The tour that accompanied the album was arguably just as significant, if not more. It signified a cultural shift in which hip-hop achieved a noticeable cross-culture appeal. D.M.C. would note the influx of white hip-hop fans who came out to each show, and a significant portion of their attendance can be attributed to the Beastie Boys being tapped as openers. LL Cool J and Whodini also performed.
10/10-10/11/1987 — David Bowie: Glass Spider Tour at Reunion Arena, Dallas
Although it achieved commercial success, David Bowie’s 17th full-length album, Never Let Me Down, was panned by critics upon his release, as was the tour that accompanied it. Critics perceived the Glass Spider Tour as bombastic and convinced of its own greatness, but in hindsight, it was just David Bowie being David Bowie.
Part of what made this tour so significant was that Bowie was privy to these criticisms but simply didn’t care. The show was theatrical in every way and included spoken-word, vignettes, precise choreography and a revolving door of wardrobe changes. Even more controversial was Bowie’s decision to sign on a sponsorship agreement with PepsiCo.
Despite the flak, this run proved successful and set a precedent for the concert industry in making sponsorships a more integral part of touring. Some even argue that the Glass Spider Tour influenced the panache of future tours by acts such as Madonna and U2.
4/25-4/27/1988 — Michael Jackson: Bad Tour at Reunion Arena, Dallas
Like the Glass Spider Tour, this trek was also sponsored by Pepsi, only this would go on to be one of the highest-grossing tours of the ‘80s.

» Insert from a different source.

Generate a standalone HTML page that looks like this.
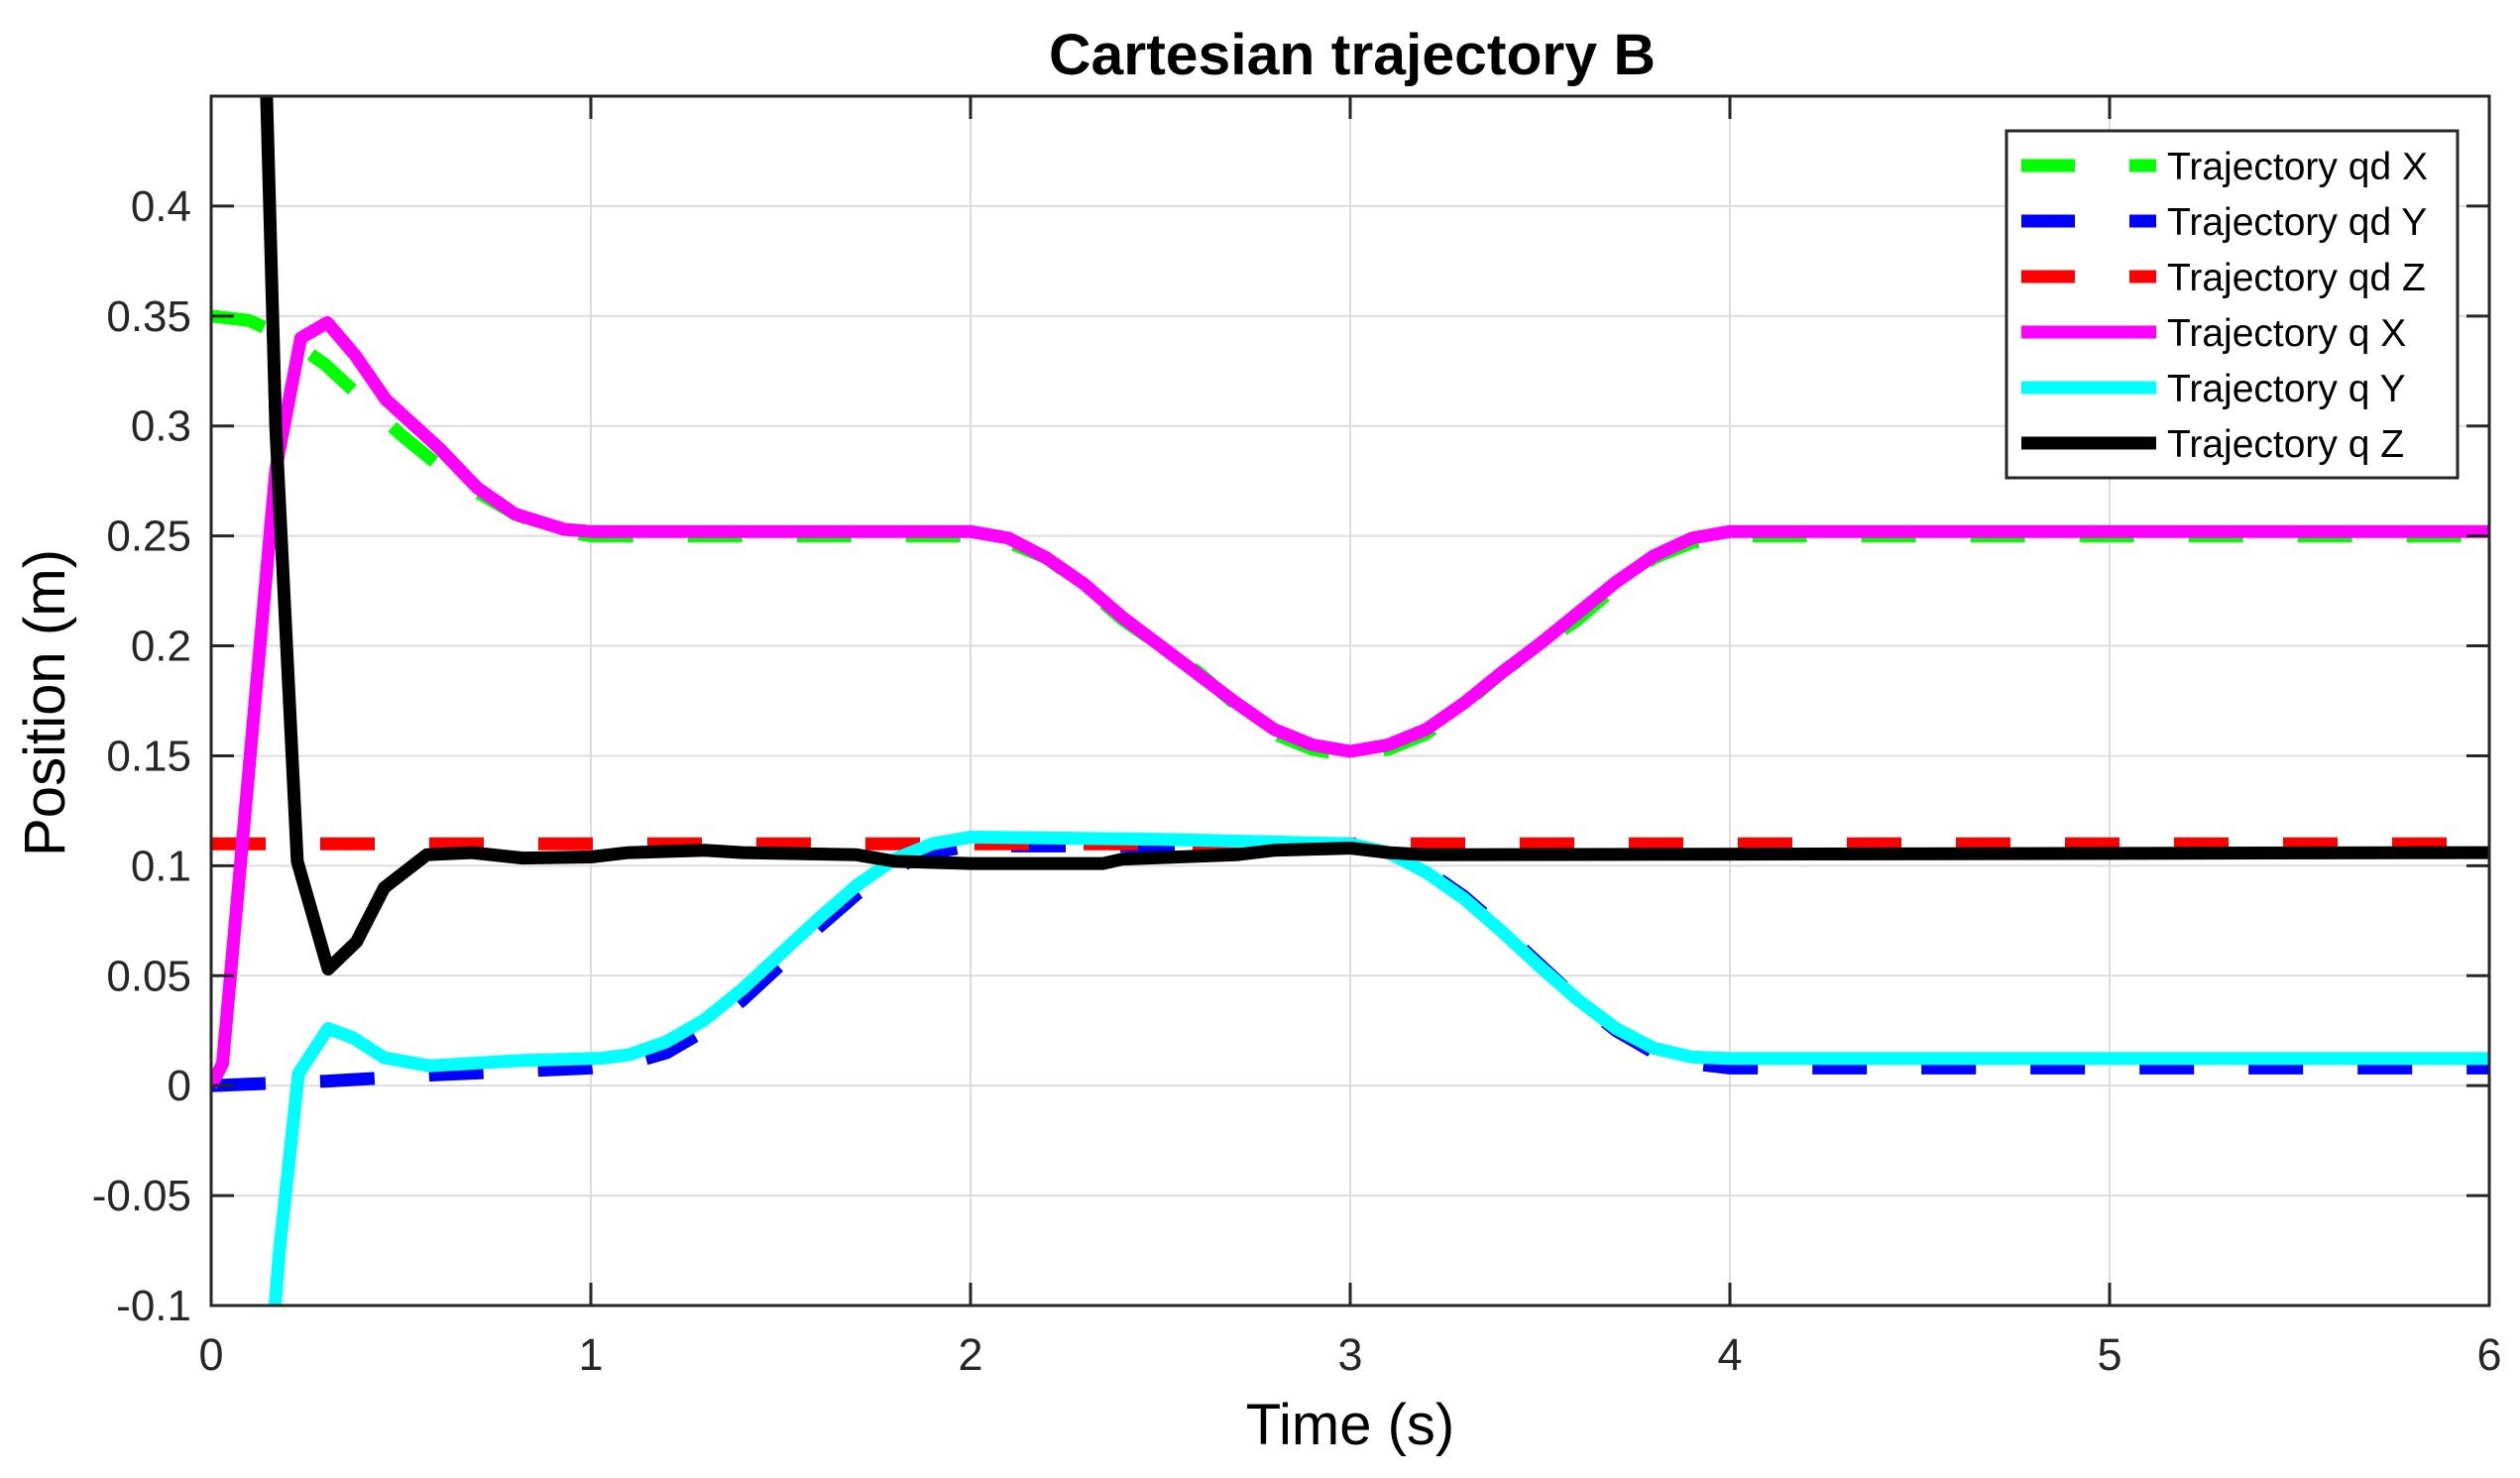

At this time, Michael Jackson had made his way through DFW once since the release of Thriller, and it was a three-night stand with the Jacksons in 1984 at Texas Stadium in Irving. The Bad Tour was Jackson’s first solo tour, and like the Victory Tour that preceded it, it anchored itself in DFW for three nights straight.
The precedence of stage grandiosity was elevated to an even higher echelon with this tour, as well: There were costumes with attached fiber optic lights, 40 lasers were part of the back line and pyrotechnics would leave the audience startled throughout the duration of the sets.
In an April 26 review posted by The Dallas Morning News, Russell Smith wrote that the performance “probably had more special effects than needed.” It goes without saying that history has since exonerated the excesses of Jackson’s showmanship.